Exercise goal: Reproduce nothing but the lines from the start of the material through the line that includes "const xDotData = xDotValues.map(v", both ends included, and omit every picture.

Task inputs:
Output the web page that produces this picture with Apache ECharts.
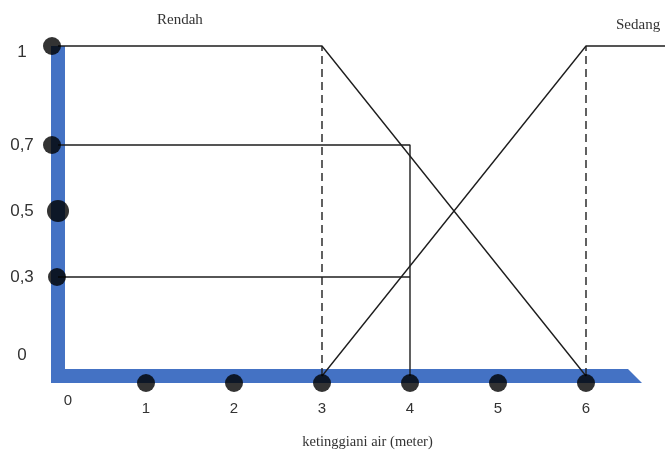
<!DOCTYPE html>
<html>
<head>
<meta charset="utf-8">
<script src="https://cdn.jsdelivr.net/npm/echarts@6/dist/echarts.min.js"></script>
<style>html,body{margin:0;padding:0;background:#fff}#c{width:665px;height:453px}</style>
</head>
<body>
<div id="c"></div>
<script>
// ---- data ----
const xTickValues = [0, 1, 2, 3, 4, 5, 6];
const yTickValues = [0, 0.3, 0.5, 0.7, 1];
const yTickLabels = ['0', '0,3', '0,5', '0,7', '1'];
const rendah = [[0, 1], [3, 1], [6, 0]];
const sedang = [[3, 0], [6, 1], [7, 1]];
const dashed3 = [[3, 0], [3, 1]];
const dashed6 = [[6, 0], [6, 1]];
const guide07 = [[0, 0.7], [4, 0.7], [4, 0]];
const guide03 = [[0, 0.3], [4, 0.3]];
const yDotValues = [1, 0.7, 0.5, 0.3];
const xDotValues = [1, 2, 3, 4, 5, 6];
const setNames = ['Rendah', 'Sedang'];
const xAxisTitle = 'ketinggiani air (meter)';

const BLUE = '#4472C4';
const INK = '#1e1e1e';

const chart = echarts.init(document.getElementById('c'), null, {renderer: 'canvas'});

// data lines live on grid 0 (wide, hidden axes); visible blue axes on grid 1
const lineBase = {type: 'line', symbol: 'none', silent: true, clip: false,
  xAxisIndex: 0, yAxisIndex: 0,
  lineStyle: {color: INK, width: 1.4}, z: 3};

const yDotData = yDotValues.map(v => ({
  value: [0, v],
  symbolSize: v === 0.5 ? 22 : 18,
  symbolOffset: v === 0.5 ? [0, 0] : (v === 0.3 ? [-1, 0] : [-6, 0])
}));
const xDotData = xDotValues.map(v => ({value: [v, 0]}));

const dotStyle = {color: '#000', borderWidth: 0};

chart.setOption({
  animation: false,
  backgroundColor: '#fff',
  title: [
    {text: setNames[0], left: 152, top: 8,
      textStyle: {fontFamily: 'Liberation Serif', fontSize: 15, fontWeight: 'normal', color: '#333'}},
    {text: setNames[1], left: 611, top: 13,
      textStyle: {fontFamily: 'Liberation Serif', fontSize: 15, fontWeight: 'normal', color: '#333'}}
  ],
  grid: [
    {left: 58, right: -9, top: 46, bottom: 77, containLabel: false, outerBoundsMode: 'none'},
    {left: 58, right: 44, top: 46, bottom: 77, containLabel: false, outerBoundsMode: 'none'}
  ],
  xAxis: [
    {gridIndex: 0, type: 'value', min: 0, max: 7, show: false},
    {
      gridIndex: 1, type: 'value', min: 0, max: 6.4, interval: 1,
      name: xAxisTitle, nameLocation: 'middle', nameGap: 59,
      nameTextStyle: {fontFamily: 'Liberation Serif', fontSize: 14.5, color: '#333', padding: [0, 0, 0, 56]},
      axisLine: {show: true, onZero: false,
        symbol: ['none', 'path://M0,42 L0,14 L14,0 L14,42 Z'], symbolSize: [14, 42],
        lineStyle: {color: BLUE, width: 14, cap: 'square'}},
      axisTick: {show: false},
      splitLine: {show: false},
      axisLabel: {
        margin: 33, verticalAlign: 'middle',
        fontFamily: 'Liberation Sans', fontSize: 15, color: '#333',
        formatter: function (v) {
          const r = Math.round(v * 10) / 10;
          if (xTickValues.indexOf(r) < 0) return '';
          return r === 0 ? '{z|0}' : String(r);
        },
        rich: {z: {fontFamily: 'Liberation Sans', fontSize: 15, color: '#333', padding: [0, 0, 16, 20]}}
      }
    }
  ],
  yAxis: [
    {gridIndex: 0, type: 'value', min: 0, max: 1, show: false},
    {
      gridIndex: 1, type: 'value', min: 0, max: 1, interval: 0.1,
      axisLine: {show: true, onZero: false, lineStyle: {color: BLUE, width: 14, cap: 'butt'}},
      axisTick: {show: false},
      splitLine: {show: false},
      axisLabel: {
        margin: 36, align: 'center', verticalAlign: 'middle',
        fontFamily: 'Liberation Sans', fontSize: 17, color: '#333',
        formatter: function (v) {
          const r = Math.round(v * 10) / 10;
          const i = yTickValues.indexOf(r);
          if (i < 0) return '';
          if (r === 0) return '{z|' + yTickLabels[i] + '}';
          if (r === 1) return '{o|' + yTickLabels[i] + '}';
          return yTickLabels[i];
        },
        rich: {
          z: {fontFamily: 'Liberation Sans', fontSize: 17, color: '#333', padding: [0, 0, 42, 0]},
          o: {fontFamily: 'Liberation Sans', fontSize: 17, color: '#333', padding: [12, 0, 0, 0]}
        }
      }
    }
  ],
  series: [
    Object.assign({}, lineBase, {name: setNames[0], data: rendah}),
    Object.assign({}, lineBase, {name: setNames[1], data: sedang}),
    Object.assign({}, lineBase, {data: dashed3, lineStyle: {color: INK, width: 1.4, type: [8, 5]}}),
    Object.assign({}, lineBase, {data: dashed6, lineStyle: {color: INK, width: 1.4, type: [8, 5]}}),
    Object.assign({}, lineBase, {data: guide07}),
    Object.assign({}, lineBase, {data: guide03}),
    {type: 'scatter', xAxisIndex: 0, yAxisIndex: 0, data: yDotData, symbol: 'circle', silent: true, z: 5,
      itemStyle: dotStyle},
    {type: 'scatter', xAxisIndex: 0, yAxisIndex: 0, data: xDotData, symbol: 'circle', symbolSize: 18,
      symbolOffset: [0, 7], silent: true, z: 5, itemStyle: dotStyle}
  ]
});
</script>
</body>
</html>
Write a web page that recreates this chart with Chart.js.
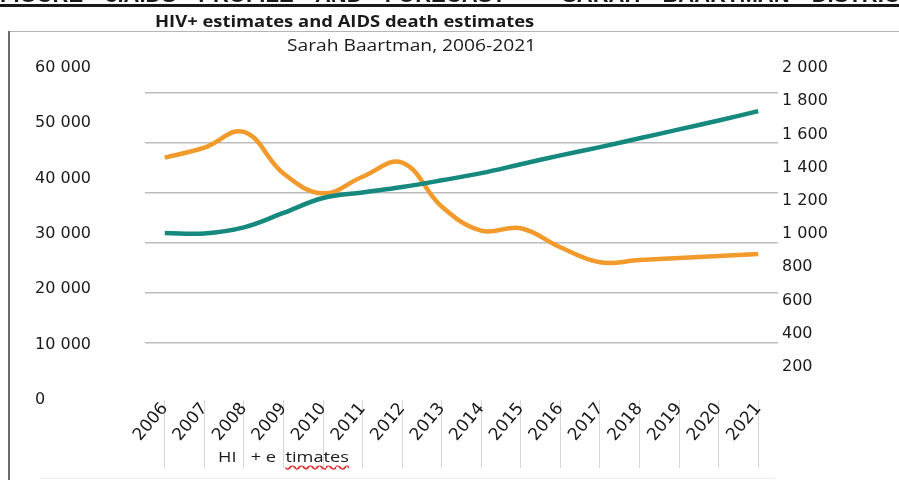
<!DOCTYPE html>
<html>
<head>
<meta charset="utf-8">
<script src="https://cdn.jsdelivr.net/npm/chart.js"></script>
<style>
  html, body { margin: 0; padding: 0; background: #fff; }
  #wrap { position: relative; width: 899px; height: 480px; overflow: hidden; background: #fff; }
  #chart { position: absolute; left: 0; top: 0; }
  .txt { position: absolute; white-space: pre; color: #1a1a1a; transform-origin: 0 0; }
  #heading {
    left: 0; top: -16px; font: bold 22px "Liberation Sans", Arial, sans-serif; line-height: 22px;
    word-spacing: 16px; text-decoration: underline; text-decoration-thickness: 3px; text-underline-offset: 2px;
  }
  #title { left: 155px; top: 13px; font: bold 16px "Open Sans", sans-serif; line-height: 16px; transform: scaleX(1.15); }
  #subtitle { left: 287px; top: 37px; font: 16px "Open Sans", sans-serif; line-height: 16px; transform: scaleX(1.2); }
  #legend { left: 218px; top: 450px; font: 14px "Open Sans", sans-serif; line-height: 14px; transform: scaleX(1.3); }
  #legend .sq { text-decoration: underline wavy #e03030; text-underline-offset: 3px; }
  #frameTop { position: absolute; left: 10px; top: 31px; width: 889px; height: 1px; background: #b5b5b5; }
  #frameLeft { position: absolute; left: 8px; top: 31px; width: 2px; height: 449px; background: #6b6b6b; }
  #baseLine { position: absolute; left: 40px; top: 478px; width: 735px; height: 1px; background: #ececec; }
</style>
</head>
<body>
<div id="wrap">
  <canvas id="chart" width="899" height="480"></canvas>
  <div id="frameTop"></div>
  <div id="frameLeft"></div>
  <div id="baseLine"></div>
  <div class="txt" id="heading">FIGURE 3.AIDS PROFILE AND FORECAST – SARAH BAARTMAN DISTRICT</div>
  <div class="txt" id="title">HIV+ estimates and AIDS death estimates</div>
  <div class="txt" id="subtitle">Sarah Baartman, 2006-2021</div>
  <div class="txt" id="legend">HI   + e  <span class="sq">timates</span></div>
</div>
<script>
const years = ['2006', '2007', '2008', '2009', '2010', '2011', '2012', '2013',
               '2014', '2015', '2016', '2017', '2018', '2019', '2020', '2021'];
// HIV+ estimates (left axis)
const hivPositive = [30200, 30100, 31200, 33800, 36500, 37500, 38500, 39700,
                     41000, 42600, 44200, 45700, 47300, 48900, 50500, 52200];
// AIDS death estimates (right axis)
const aidsDeaths = [1460, 1520, 1615, 1365, 1245, 1345, 1430, 1165,
                    1020, 1035, 920, 830, 843, 855, 867, 880];
const leftTicks = [0, 10000, 20000, 30000, 40000, 50000, 60000];
const rightTicks = [200, 400, 600, 800, 1000, 1200, 1400, 1600, 1800, 2000];

const spaced = v => String(v).replace(/\B(?=(\d{3})+(?!\d))/g, ' ');
const tickFont = { family: 'DejaVu Sans', size: 16 };

new Chart(document.getElementById('chart'), {
  type: 'line',
  data: {
    labels: years,
    datasets: [{
      label: 'HIV+ estimates',
      data: hivPositive,
      yAxisID: 'y',
      borderColor: '#15897d',
      borderWidth: 4.5,
      tension: 0.4,
      pointRadius: 0
    }, {
      label: 'AIDS death estimates',
      data: aidsDeaths,
      yAxisID: 'y1',
      borderColor: '#f29a2c',
      borderWidth: 4.5,
      tension: 0.4,
      pointRadius: 0
    }]
  },
  options: {
    responsive: false,
    animation: false,
    layout: { padding: { left: 35, right: 61, top: 68, bottom: 0 } },
    plugins: { legend: { display: false }, tooltip: { enabled: false } },
    scales: {
      x: {
        offset: true,
        border: { display: false },
        grid: { offset: false, drawOnChartArea: false, tickLength: 68, color: '#d6d6d6' },
        ticks: { color: '#1a1a1a', font: { family: 'DejaVu Sans', size: 17 }, minRotation: 50, maxRotation: 50, padding: -69 },
        afterFit: s => { s.height = 80; }
      },
      y: {
        position: 'left',
        min: 0, max: 60000,
        border: { display: false },
        grid: { display: false, drawTicks: false },
        afterBuildTicks: s => { s.ticks = leftTicks.map(v => ({ value: v })); },
        afterFit: s => { s.width = 110; },
        ticks: { crossAlign: 'far', padding: 0, color: '#1a1a1a', font: tickFont, callback: v => spaced(v) }
      },
      y1: {
        position: 'right',
        min: 0, max: 2000,
        border: { display: false },
        grid: { display: false, drawTicks: false },
        afterBuildTicks: s => { s.ticks = rightTicks.map(v => ({ value: v })); },
        afterFit: s => { s.width = 60; },
        ticks: { padding: 4, color: '#1a1a1a', font: tickFont, callback: v => spaced(v) }
      },
      // horizontal guide lines, 50px apart
      grid: {
        position: 'left',
        min: -0.14, max: 6.5,
        border: { display: false },
        grid: { color: '#bdbdbd', lineWidth: 1.5, drawTicks: false },
        afterBuildTicks: s => { s.ticks = [1, 2, 3, 4, 5, 6].map(v => ({ value: v })); },
        afterFit: s => { s.width = 0; },
        ticks: { display: false }
      }
    }
  }
});
</script>
</body>
</html>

Task response:
Output the web page that produces this picture with Apache ECharts.
<!DOCTYPE html>
<html>
<head>
<meta charset="utf-8">
<script src="https://cdn.jsdelivr.net/npm/echarts@6/dist/echarts.min.js"></script>
<style>html,body{margin:0;padding:0;background:#fff}#c{width:665px;height:453px}</style>
</head>
<body>
<div id="c"></div>
<script>
// ---- data ----
const xTickValues = [0, 1, 2, 3, 4, 5, 6];
const yTickValues = [0, 0.3, 0.5, 0.7, 1];
const yTickLabels = ['0', '0,3', '0,5', '0,7', '1'];
const rendah = [[0, 1], [3, 1], [6, 0]];
const sedang = [[3, 0], [6, 1], [7, 1]];
const dashed3 = [[3, 0], [3, 1]];
const dashed6 = [[6, 0], [6, 1]];
const guide07 = [[0, 0.7], [4, 0.7], [4, 0]];
const guide03 = [[0, 0.3], [4, 0.3]];
const yDotValues = [1, 0.7, 0.5, 0.3];
const xDotValues = [1, 2, 3, 4, 5, 6];
const setNames = ['Rendah', 'Sedang'];
const xAxisTitle = 'ketinggiani air (meter)';

const BLUE = '#4472C4';
const INK = '#1e1e1e';

const chart = echarts.init(document.getElementById('c'), null, {renderer: 'canvas'});

// data lines live on grid 0 (wide, hidden axes); visible blue axes on grid 1
const lineBase = {type: 'line', symbol: 'none', silent: true, clip: false,
  xAxisIndex: 0, yAxisIndex: 0,
  lineStyle: {color: INK, width: 1.4}, z: 3};

const yDotData = yDotValues.map(v => ({
  value: [0, v],
  symbolSize: v === 0.5 ? 22 : 18,
  symbolOffset: v === 0.5 ? [0, 0] : (v === 0.3 ? [-1, 0] : [-6, 0])
}));
const xDotData = xDotValues.map(v => ({value: [v, 0]}));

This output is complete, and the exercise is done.